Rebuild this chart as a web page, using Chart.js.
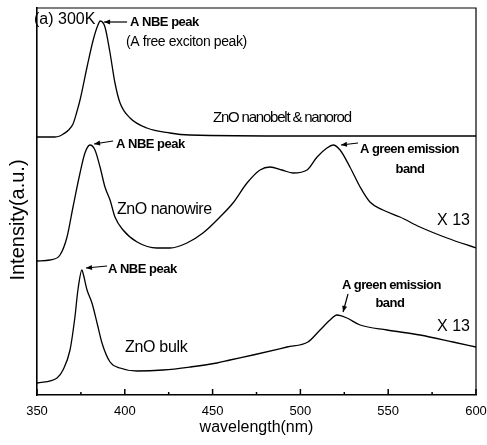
<!DOCTYPE html>
<html>
<head>
<meta charset="utf-8">
<script src="https://cdn.jsdelivr.net/npm/chart.js@4/dist/chart.umd.min.js"></script>
<style>
  html, body { margin: 0; padding: 0; background: #fff; }
  #plChart { display: block; }
</style>
</head>
<body>
<canvas id="plChart" width="487" height="445"></canvas>
<script>
// wavelength (nm) and stacked PL intensity (arbitrary offset units)
const nanobeltNm  = [350, 360, 363, 365, 368, 370.5, 372.5, 374.5, 378.5, 382, 384.7, 386, 388.7, 391.6, 394.4, 397.3, 403, 412.6, 425.7, 437, 500, 600];
const nanobeltInt = [258, 258, 259, 261, 265, 271, 282, 295, 328, 355, 370, 374, 368, 342, 312, 292, 277, 267, 262, 260, 259, 259];

const nanowireNm  = [350, 357.4, 363.1, 367.1, 370.5, 374.5, 377.3, 380.2, 383, 385.9, 388.7, 391.6, 394.4, 399, 407, 418.3, 425.7, 435.4, 444.5, 454.2, 461.6, 469.6, 477, 482.7, 489.5, 495.8, 503.8, 509.5, 515.1, 518.6, 522.6, 528.2, 534, 539.6, 547, 556.7, 568.1, 583.5, 600];
const nanowireInt = [134, 135, 140, 158, 188, 222, 242, 250, 245, 228, 208, 195, 178, 165, 153, 147, 147, 152, 162, 178, 192, 212, 225, 228, 225, 222, 225, 238, 247, 250, 245, 228, 208, 193, 185, 178, 168, 157, 147];

const bulkNm  = [350, 361.4, 364.8, 368.8, 371.6, 373.3, 375.6, 376.2, 378.5, 381.3, 384.2, 387, 391.6, 397.3, 407, 421.8, 437.1, 452.5, 459.9, 473, 492.4, 504.3, 511.2, 516.9, 520.8, 526.5, 534, 549.3, 568.1, 586.9, 600];
const bulkInt = [12, 17, 25, 45, 78, 105, 125, 122, 105, 92, 72, 52, 33, 27, 24, 25, 28, 32, 35, 40, 48, 53, 65, 75, 80, 77, 70, 65, 60, 53, 48];

const xTicks = [350, 400, 450, 500, 550, 600];
const xMinorTicks = [375, 425, 475, 525, 575];

const toPoints = (xs, ys) => xs.map((x, i) => ({ x: x, y: ys[i] }));

const boldNote = 'bold 13px "Liberation Sans", Arial';

// text labels placed in data coordinates
const labels = [
  { text: '(a) 300K', x: 348.3, y: 375, font: '16px "Liberation Sans", Arial' },
  { text: 'A NBE peak', x: 403, y: 373, font: boldNote, spacing: -0.5 },
  { text: '(A free exciton peak)', x: 400.7, y: 353, font: '14px "Liberation Sans", Arial', spacing: -0.4 },
  { text: 'ZnO nanobelt & nanorod', x: 450.2, y: 277, font: '15px "Liberation Sans", Arial', spacing: -1.2 },
  { text: 'A NBE peak', x: 395, y: 251, font: boldNote, spacing: -0.5 },
  { text: 'A green emission', x: 534, y: 246, font: boldNote, spacing: -0.6 },
  { text: 'band', x: 562.4, y: 226, font: boldNote, spacing: -0.5, align: 'center' },
  { text: 'ZnO nanowire', x: 395.6, y: 185, font: '16px "Liberation Sans", Arial', spacing: -0.5 },
  { text: 'X 13', x: 577.8, y: 174, font: '16px "Liberation Sans", Arial' },
  { text: 'A NBE peak', x: 390.4, y: 126, font: boldNote, spacing: -0.5 },
  { text: 'A green emission', x: 523.7, y: 110, font: boldNote, spacing: -0.6 },
  { text: 'band', x: 551, y: 92, font: boldNote, spacing: -0.5, align: 'center' },
  { text: 'X 13', x: 577.8, y: 68, font: '16px "Liberation Sans", Arial' },
  { text: 'ZnO bulk', x: 400.1, y: 47, font: '16px "Liberation Sans", Arial', spacing: -0.3 }
];

const arrows = [
  { from: [401.3, 373], to: [388.2, 373] },
  { from: [393.3, 254], to: [382.5, 251] },
  { from: [532.8, 252], to: [523.1, 250] },
  { from: [389.9, 129], to: [377.9, 127] },
  { from: [527.1, 101], to: [524.3, 83] }
];

const annotationPlugin = {
  id: 'annotations',
  afterDraw(chart) {
    const ctx = chart.ctx;
    const xs = chart.scales.x;
    const ys = chart.scales.y;
    const area = chart.chartArea;

    ctx.save();
    // top and right frame
    ctx.strokeStyle = '#000';
    ctx.lineWidth = 1.2;
    ctx.beginPath();
    ctx.moveTo(area.left, area.top);
    ctx.lineTo(area.right, area.top);
    ctx.lineTo(area.right, area.bottom);
    ctx.stroke();

    // inward ticks on the wavelength axis
    ctx.lineWidth = 1.5;
    xTicks.forEach(v => {
      const px = xs.getPixelForValue(v);
      ctx.beginPath();
      ctx.moveTo(px, area.bottom);
      ctx.lineTo(px, area.bottom - 6);
      ctx.stroke();
    });
    xMinorTicks.forEach(v => {
      const px = xs.getPixelForValue(v);
      ctx.beginPath();
      ctx.moveTo(px, area.bottom);
      ctx.lineTo(px, area.bottom - 3);
      ctx.stroke();
    });

    // arrows
    ctx.lineWidth = 1.2;
    ctx.fillStyle = '#000';
    arrows.forEach(a => {
      const x1 = xs.getPixelForValue(a.from[0]), y1 = ys.getPixelForValue(a.from[1]);
      const x2 = xs.getPixelForValue(a.to[0]), y2 = ys.getPixelForValue(a.to[1]);
      const ang = Math.atan2(y2 - y1, x2 - x1);
      ctx.beginPath();
      ctx.moveTo(x1, y1);
      ctx.lineTo(x2, y2);
      ctx.stroke();
      ctx.beginPath();
      ctx.moveTo(x2, y2);
      ctx.lineTo(x2 - 6 * Math.cos(ang) + 2.5 * Math.sin(ang), y2 - 6 * Math.sin(ang) - 2.5 * Math.cos(ang));
      ctx.lineTo(x2 - 6 * Math.cos(ang) - 2.5 * Math.sin(ang), y2 - 6 * Math.sin(ang) + 2.5 * Math.cos(ang));
      ctx.closePath();
      ctx.fill();
    });

    // labels
    ctx.textBaseline = 'middle';
    labels.forEach(l => {
      ctx.font = l.font;
      ctx.letterSpacing = (l.spacing || 0) + 'px';
      ctx.textAlign = l.align || 'left';
      ctx.fillText(l.text, xs.getPixelForValue(l.x), ys.getPixelForValue(l.y));
    });

    // y axis title
    ctx.letterSpacing = '0px';
    ctx.font = '20px "Liberation Sans", Arial';
    ctx.textAlign = 'center';
    ctx.translate(18, 220);
    ctx.rotate(-Math.PI / 2);
    ctx.fillText('Intensity(a.u.)', 0, 0);
    ctx.restore();
  }
};

const lineStyle = {
  borderColor: '#000',
  borderWidth: 1.3,
  pointRadius: 0,
  fill: false,
  showLine: true,
  cubicInterpolationMode: 'monotone'
};

new Chart(document.getElementById('plChart').getContext('2d'), {
  type: 'scatter',
  data: {
    datasets: [
      Object.assign({ label: 'ZnO nanobelt & nanorod', data: toPoints(nanobeltNm, nanobeltInt) }, lineStyle),
      Object.assign({ label: 'ZnO nanowire', data: toPoints(nanowireNm, nanowireInt) }, lineStyle),
      Object.assign({ label: 'ZnO bulk', data: toPoints(bulkNm, bulkInt) }, lineStyle)
    ]
  },
  options: {
    responsive: false,
    animation: false,
    layout: { padding: { top: 8, right: 11, left: 0, bottom: 0 } },
    plugins: {
      legend: { display: false },
      tooltip: { enabled: false }
    },
    scales: {
      x: {
        type: 'linear',
        min: 350,
        max: 600,
        afterFit: s => {
          s.height = 50;
          s.paddingLeft = 0;
          s.paddingRight = 0;
        },
        afterBuildTicks: s => { s.ticks = xTicks.map(v => ({ value: v })); },
        grid: { display: false, drawTicks: false },
        border: { display: true, color: '#000', width: 1.6 },
        ticks: {
          padding: 9,
          color: '#000',
          font: { family: '"Liberation Sans", Arial', size: 13 }
        },
        title: {
          display: true,
          text: 'wavelength(nm)',
          color: '#000',
          font: { family: '"Liberation Sans", Arial', size: 16 },
          padding: { top: 0, bottom: 8 }
        }
      },
      y: {
        type: 'linear',
        min: 0,
        max: 387,
        afterFit: s => { s.width = 37; },
        grid: { display: false, drawTicks: false },
        border: { display: true, color: '#000', width: 1.6 },
        ticks: { display: false }
      }
    }
  },
  plugins: [annotationPlugin]
});
</script>
</body>
</html>
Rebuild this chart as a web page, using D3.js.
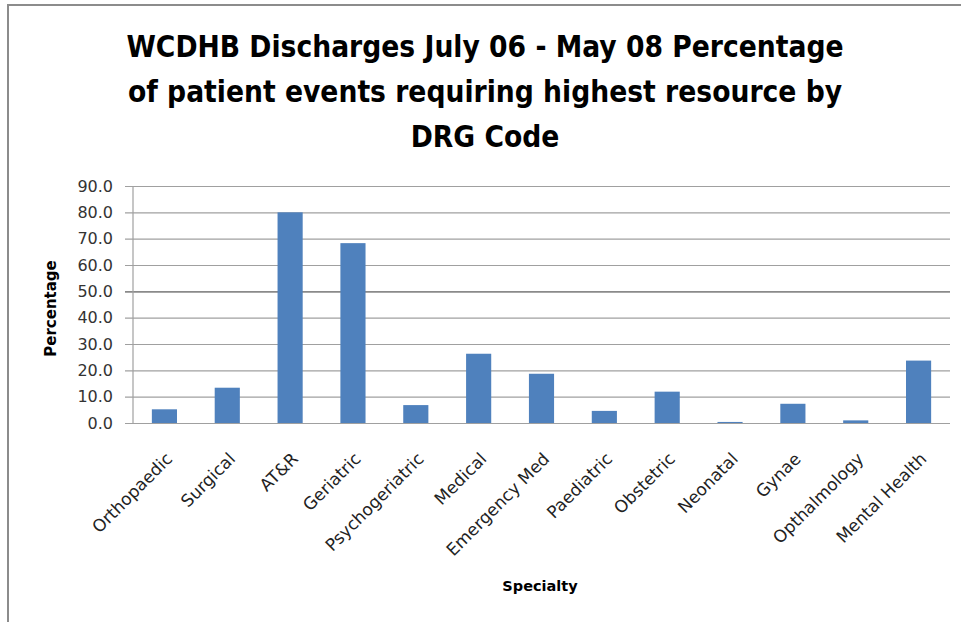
<!DOCTYPE html>
<html>
<head>
<meta charset="utf-8">
<script src="https://cdn.jsdelivr.net/npm/d3@7/dist/d3.min.js"></script>
<style>
  html, body { margin: 0; padding: 0; background: #fff; }
  svg { display: block; }
</style>
</head>
<body>
<div id="chart"></div>
<script>
  // Chart data
  const categories = ['Orthopaedic', 'Surgical', 'AT&R', 'Geriatric', 'Psychogeriatric', 'Medical',
    'Emergency Med', 'Paediatric', 'Obstetric', 'Neonatal', 'Gynae', 'Opthalmology', 'Mental Health'];
  const values = [5.2, 13.4, 80.0, 68.3, 6.8, 26.3, 18.7, 4.6, 11.9, 0.4, 7.3, 1.0, 23.7];
  const yTicks = [0, 10, 20, 30, 40, 50, 60, 70, 80, 90];
  const titleLines = ['WCDHB Discharges July 06 - May 08 Percentage',
    'of patient events requiring highest resource by', 'DRG Code'];

  const W = 961, H = 622;
  const FONT = '"DejaVu Sans", Verdana, sans-serif';
  const TITLE_FONT = '"DejaVu Sans Condensed", "DejaVu Sans", sans-serif';

  const svg = d3.select('#chart').append('svg')
    .attr('width', W).attr('height', H);

  // frame (only top and left edges are visible in the crop)
  svg.append('path')
    .attr('d', `M8,${H} L8,5 L${W},5`)
    .attr('fill', 'none').attr('stroke', '#8c8c8c').attr('stroke-width', 2);

  // title
  svg.append('g').selectAll('text').data(titleLines).enter().append('text')
    .attr('x', 485).attr('y', (d, i) => 57 + i * 45)
    .attr('text-anchor', 'middle')
    .style('font-family', TITLE_FONT).style('font-weight', 700).style('font-size', '29.6px')
    .attr('fill', '#000')
    .text(d => d);

  const plot = { left: 133, right: 950, top: 186, bottom: 423 };

  const x = d3.scaleBand().domain(categories).range([plot.left, plot.right]).paddingInner(0.6).paddingOuter(0.3);
  const y = d3.scaleLinear().domain([0, 90]).range([plot.bottom, plot.top]);

  // gridlines + y ticks
  const yAxis = d3.axisLeft(y).tickValues(yTicks).tickFormat(d3.format('.1f'))
    .tickSize(-(plot.right - plot.left) - 8).tickPadding(12);
  const gy = svg.append('g').attr('transform', `translate(${plot.left - 8},0)`).call(yAxis);
  gy.select('.domain').remove();
  gy.selectAll('.tick line')
    .attr('stroke', d => d === 50 ? '#8a8a8a' : '#a0a0a0')
    .attr('stroke-width', d => d === 50 ? 1.8 : 1.2);
  gy.selectAll('.tick text')
    .style('font-family', FONT).style('font-size', '16px').attr('fill', '#333');

  // y axis line
  svg.append('line')
    .attr('x1', plot.left).attr('x2', plot.left)
    .attr('y1', plot.top).attr('y2', plot.bottom)
    .attr('stroke', '#a0a0a0').attr('stroke-width', 1.2);

  // bars
  svg.append('g').selectAll('rect').data(values).enter().append('rect')
    .attr('x', (d, i) => x(categories[i]))
    .attr('y', d => y(d))
    .attr('width', x.bandwidth())
    .attr('height', d => y(0) - y(d))
    .attr('fill', '#4f81bd');

  // x labels, rotated
  const xAxis = d3.axisBottom(x).tickSize(0).tickPadding(0);
  const gx = svg.append('g').attr('transform', `translate(0,${plot.bottom})`).call(xAxis);
  gx.select('.domain').remove();
  gx.selectAll('.tick text')
    .attr('text-anchor', 'end')
    .attr('y', 0).attr('dy', 0)
    .attr('transform', 'translate(9,37) rotate(-45)')
    .style('font-family', FONT).style('font-size', '17px').attr('fill', '#222');

  // axis titles
  svg.append('text')
    .attr('transform', `translate(56,${(plot.top + plot.bottom) / 2 + 4}) rotate(-90)`)
    .attr('text-anchor', 'middle')
    .style('font-family', FONT).style('font-weight', 700).style('font-size', '15px')
    .text('Percentage');

  svg.append('text')
    .attr('x', 540).attr('y', 591)
    .attr('text-anchor', 'middle')
    .style('font-family', FONT).style('font-weight', 700).style('font-size', '14.5px')
    .text('Specialty');
</script>
</body>
</html>
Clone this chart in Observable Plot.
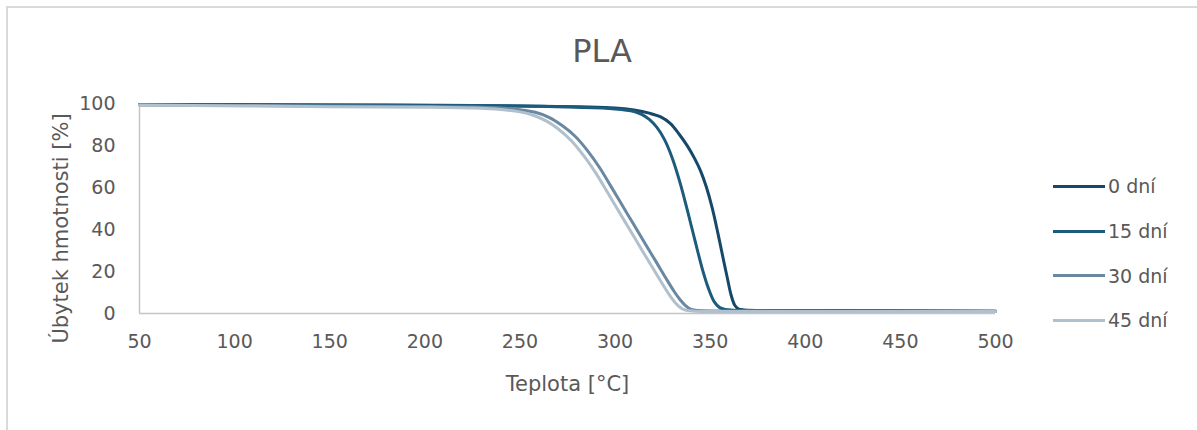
<!DOCTYPE html>
<html>
<head>
<meta charset="utf-8">
<script src="https://cdn.jsdelivr.net/npm/d3@7"></script>
<script src="https://cdn.jsdelivr.net/npm/@observablehq/plot@0.6"></script>
<style>
  html, body { margin: 0; padding: 0; background: #fff; overflow: hidden; width: 1197px; height: 430px; }
  body { font-family: "DejaVu Sans", sans-serif; color: #595959; position: relative; }
  #frame { position: absolute; left: 6px; top: 6px; width: 1300px; height: 600px; border: 2px solid #d9d9d9; box-sizing: border-box; }
  #title { position: absolute; left: 0; top: 32px; width: 1204px; text-align: center; font-size: 32px; line-height: 38px; color: #595959; }
  #chart { position: absolute; left: 8px; top: 70px; }
  #legend { position: absolute; left: 1053px; top: 164px; }
  .item { display: flex; align-items: center; height: 44.7px; font-size: 19px; color: #595959; }
  .sw { display: inline-block; width: 52px; height: 3px; margin-right: 3px; }
  g[aria-label="x-axis label"] text, g[aria-label="y-axis label"] text { font-size: 21px; }
</style>
</head>
<body>
<div id="frame"></div>
<div id="title">PLA</div>
<div id="chart"></div>
<div id="legend"></div>
<script>
const seriesNames = ["0 dní", "15 dní", "30 dní", "45 dní"];
const seriesColors = ["#17486a", "#1c5b7c", "#6a88a1", "#b1c0cd"];
const xTicks = [50, 100, 150, 200, 250, 300, 350, 400, 450, 500];
const yTicks = [0, 20, 40, 60, 80, 100];

const temp0 = [50, 150, 250, 300, 310, 318, 324, 329, 334, 338, 342, 345, 348, 351, 354, 357, 359, 361, 363, 365, 368, 400, 500];
const mass0 = [99.5, 99.3, 98.8, 97.9, 96.9, 95.4, 93.6, 90.5, 85, 79.8, 73.5, 67.8, 60.2, 50.5, 38.5, 25.5, 17, 8.8, 3.8, 2.1, 1.7, 1.4, 1.1];

const temp15 = [50, 150, 250, 300, 310, 314, 318, 322, 326, 330, 334, 338, 342, 346, 349, 352, 355, 358, 362, 400, 500];
const mass15 = [99.5, 99.3, 98.8, 97.4, 96.2, 94.8, 92.4, 88.6, 82.8, 74.2, 62.8, 49.2, 34.8, 20.8, 12.2, 5.8, 2.8, 1.9, 1.6, 1.4, 1.1];

const temp30 = [50, 150, 200, 225, 240, 250, 258, 265, 272, 279, 286, 292, 298, 304, 310, 316, 322, 327, 331, 334, 337, 340, 344, 360, 500];
const mass30 = [99.3, 98.8, 98.6, 98.3, 97.8, 97.0, 95.8, 93.5, 89.6, 84.4, 77.0, 69.3, 60.3, 51.2, 42.1, 33, 24, 16.4, 10.6, 6.8, 3.8, 2.0, 1.4, 1.2, 1.0];

const temp45 = [50, 150, 200, 225, 240, 250, 257, 264, 270, 277, 284, 290, 296, 302, 308, 314, 320, 325, 329, 332, 335, 338, 342, 360, 500];
const mass45 = [99.3, 98.5, 98.2, 97.8, 97.1, 96.0, 94.4, 91.6, 88.0, 82.3, 74.6, 66.7, 57.7, 48.6, 39.5, 30.4, 21.4, 13.9, 8.3, 4.8, 2.4, 1.4, 1.1, 1.0, 0.9];

const temps = [temp0, temp15, temp30, temp45];
const masses = [mass0, mass15, mass30, mass45];
const data = seriesNames.flatMap((s, i) => temps[i].map((t, j) => ({series: s, t, v: masses[i][j]})));

const chart = Plot.plot({
  width: 1030,
  height: 360,
  marginTop: 33,
  marginBottom: 117,
  marginLeft: 131,
  marginRight: 43,
  style: {fontFamily: "DejaVu Sans", fontSize: "19px", color: "#595959", background: "transparent"},
  x: {domain: [50, 500]},
  y: {domain: [0, 100]},
  color: {domain: seriesNames, range: seriesColors},
  marks: [
    Plot.ruleX([50], {stroke: "#c4c4c4", strokeWidth: 1.5}),
    Plot.ruleY([0], {stroke: "#c4c4c4", strokeWidth: 1.5}),
    Plot.axisX({ticks: xTicks, tickSize: 0, tickPadding: 21, fontSize: 19, label: "Teplota [°C]", labelAnchor: "center", labelOffset: 77, labelArrow: "none"}),
    Plot.axisY({ticks: yTicks, tickSize: 0, tickPadding: 24, fontSize: 19, label: "Úbytek hmotnosti [%]", labelAnchor: "center", labelOffset: 86, labelArrow: "none"}),
    Plot.line(data, {x: "t", y: "v", z: "series", stroke: "series", strokeWidth: 3, curve: "catmull-rom"})
  ]
});
document.getElementById("chart").appendChild(chart);

// shift the y-axis title down a little, as in the reference
const yl = chart.querySelector('g[aria-label="y-axis label"]');
if (yl) {
  const tr = yl.getAttribute("transform") || "";
  yl.setAttribute("transform", (tr + " translate(0,20)").trim());
}

const legend = document.getElementById("legend");
seriesNames.forEach((s, i) => {
  const it = document.createElement("div");
  it.className = "item";
  const sw = document.createElement("span");
  sw.className = "sw";
  sw.style.background = seriesColors[i];
  const tx = document.createElement("span");
  tx.textContent = s;
  it.appendChild(sw);
  it.appendChild(tx);
  legend.appendChild(it);
});
</script>
</body>
</html>
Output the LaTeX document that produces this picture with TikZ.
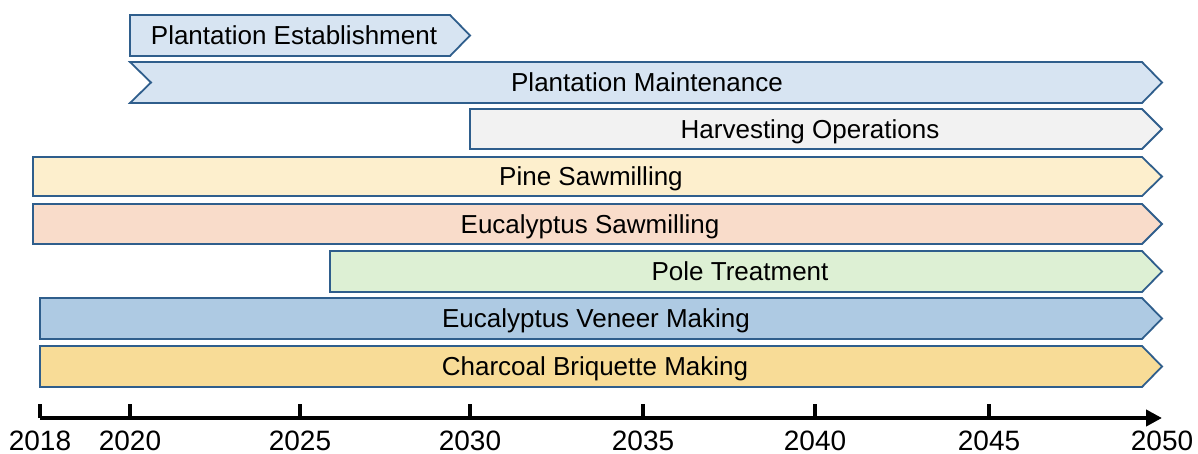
\documentclass[tikz,border=0pt]{standalone}
\usepackage{fontspec}
\setmainfont{Liberation Sans}
\usetikzlibrary{arrows.meta}
\definecolor{edgeblue}{HTML}{2F5E8C}
\definecolor{plantfill}{HTML}{D7E4F2}
\definecolor{harvfill}{HTML}{F2F2F2}
\definecolor{pinefill}{HTML}{FDEFCD}
\definecolor{eucfill}{HTML}{F9DCCA}
\definecolor{polefill}{HTML}{DDF0D4}
\definecolor{venfill}{HTML}{AECAE3}
\definecolor{charfill}{HTML}{F8DC97}
\tikzset{
  barline/.style={draw=edgeblue, line width=1.8pt, line join=miter},
  bartext/.style={anchor=base, inner sep=0pt, font=\fontsize{26}{30}\selectfont},
  yeartext/.style={anchor=base, inner sep=0pt, font=\fontsize{28}{32}\selectfont},
  axisline/.style={line width=4pt, -{Triangle[length=16pt,width=16pt]}},
  tickline/.style={line width=4pt},
}
% #1 name, #2 left, #3 flat end, #4 tip, #5 top, #6 bottom, #7 fill, #8 text x, #9 text
\newcommand\chevbar[9]{%
  \draw[barline, fill=#7] (#2,#5) -- (#3,#5) -- (#4,{(#5+#6)/2}) -- (#3,#6) -- (#2,#6) -- cycle;
  \node[bartext] (#1) at (#8,{(#5+#6)/2+9.3}) {#9};
}
\begin{document}
\begin{tikzpicture}[x=1pt,y=-1pt]
\useasboundingbox (0,0) rectangle (1198,454);
% bars
\chevbar{estab}{130}{450}{470}{15}{56}{plantfill}{294}{Plantation Establishment}
\draw[barline, fill=plantfill] (130,62) -- (1142,62) -- (1162,82.5) -- (1142,103) -- (130,103) -- (151,82.5) -- cycle;
\node[bartext] (maint) at (647,91.8) {Plantation Maintenance};
\chevbar{harv}{470}{1142}{1162}{109}{149}{harvfill}{810}{Harvesting Operations}
\chevbar{pine}{33}{1142}{1162}{157}{196}{pinefill}{591}{Pine Sawmilling}
\chevbar{eucsaw}{33}{1142}{1162}{204}{244}{eucfill}{590}{Eucalyptus Sawmilling}
\chevbar{pole}{330}{1142}{1162}{251}{292}{polefill}{740}{Pole Treatment}
\chevbar{veneer}{40}{1142}{1162}{298}{339}{venfill}{596}{Eucalyptus Veneer Making}
\chevbar{charcoal}{40}{1142}{1162}{346}{387}{charfill}{595}{Charcoal Briquette Making}
% axis
\coordinate (axstart) at (40,418);
\coordinate (axend) at (1162,418);
\draw[axisline] (axstart) -- (axend);
\foreach \x/\y/\nm in {40/2018/ya,130/2020/yb,300/2025/yc,470/2030/yd,643/2035/ye,815/2040/yf,989/2045/yg}{
  \coordinate (t\nm) at (\x,418);
  \coordinate (u\nm) at (\x,404);
  \draw[tickline] (t\nm) -- (u\nm);
  \node[yeartext] (\nm) at (\x,450) {\y};
}
\node[yeartext] (yh) at (1162,450) {2050};
\end{tikzpicture}
\end{document}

§ **Task instructions**: What lines above run from the one with "Rebuild this chart as a web page, using D3.js." to the one with "d3.scaleLinear().domain([0, 90]).range([plot.bottom, plot.top]);"? Give them again exactly, ends included, and leave the pictures out.

§ **Correct result**:
Rebuild this chart as a web page, using D3.js.
<!DOCTYPE html>
<html>
<head>
<meta charset="utf-8">
<script src="https://cdn.jsdelivr.net/npm/d3@7/dist/d3.min.js"></script>
<style>
  html, body { margin: 0; padding: 0; background: #fff; }
  svg { display: block; }
</style>
</head>
<body>
<div id="chart"></div>
<script>
  // Chart data
  const categories = ['Orthopaedic', 'Surgical', 'AT&R', 'Geriatric', 'Psychogeriatric', 'Medical',
    'Emergency Med', 'Paediatric', 'Obstetric', 'Neonatal', 'Gynae', 'Opthalmology', 'Mental Health'];
  const values = [5.2, 13.4, 80.0, 68.3, 6.8, 26.3, 18.7, 4.6, 11.9, 0.4, 7.3, 1.0, 23.7];
  const yTicks = [0, 10, 20, 30, 40, 50, 60, 70, 80, 90];
  const titleLines = ['WCDHB Discharges July 06 - May 08 Percentage',
    'of patient events requiring highest resource by', 'DRG Code'];

  const W = 961, H = 622;
  const FONT = '"DejaVu Sans", Verdana, sans-serif';
  const TITLE_FONT = '"DejaVu Sans Condensed", "DejaVu Sans", sans-serif';

  const svg = d3.select('#chart').append('svg')
    .attr('width', W).attr('height', H);

  // frame (only top and left edges are visible in the crop)
  svg.append('path')
    .attr('d', `M8,${H} L8,5 L${W},5`)
    .attr('fill', 'none').attr('stroke', '#8c8c8c').attr('stroke-width', 2);

  // title
  svg.append('g').selectAll('text').data(titleLines).enter().append('text')
    .attr('x', 485).attr('y', (d, i) => 57 + i * 45)
    .attr('text-anchor', 'middle')
    .style('font-family', TITLE_FONT).style('font-weight', 700).style('font-size', '29.6px')
    .attr('fill', '#000')
    .text(d => d);

  const plot = { left: 133, right: 950, top: 186, bottom: 423 };

  const x = d3.scaleBand().domain(categories).range([plot.left, plot.right]).paddingInner(0.6).paddingOuter(0.3);
  const y = d3.scaleLinear().domain([0, 90]).range([plot.bottom, plot.top]);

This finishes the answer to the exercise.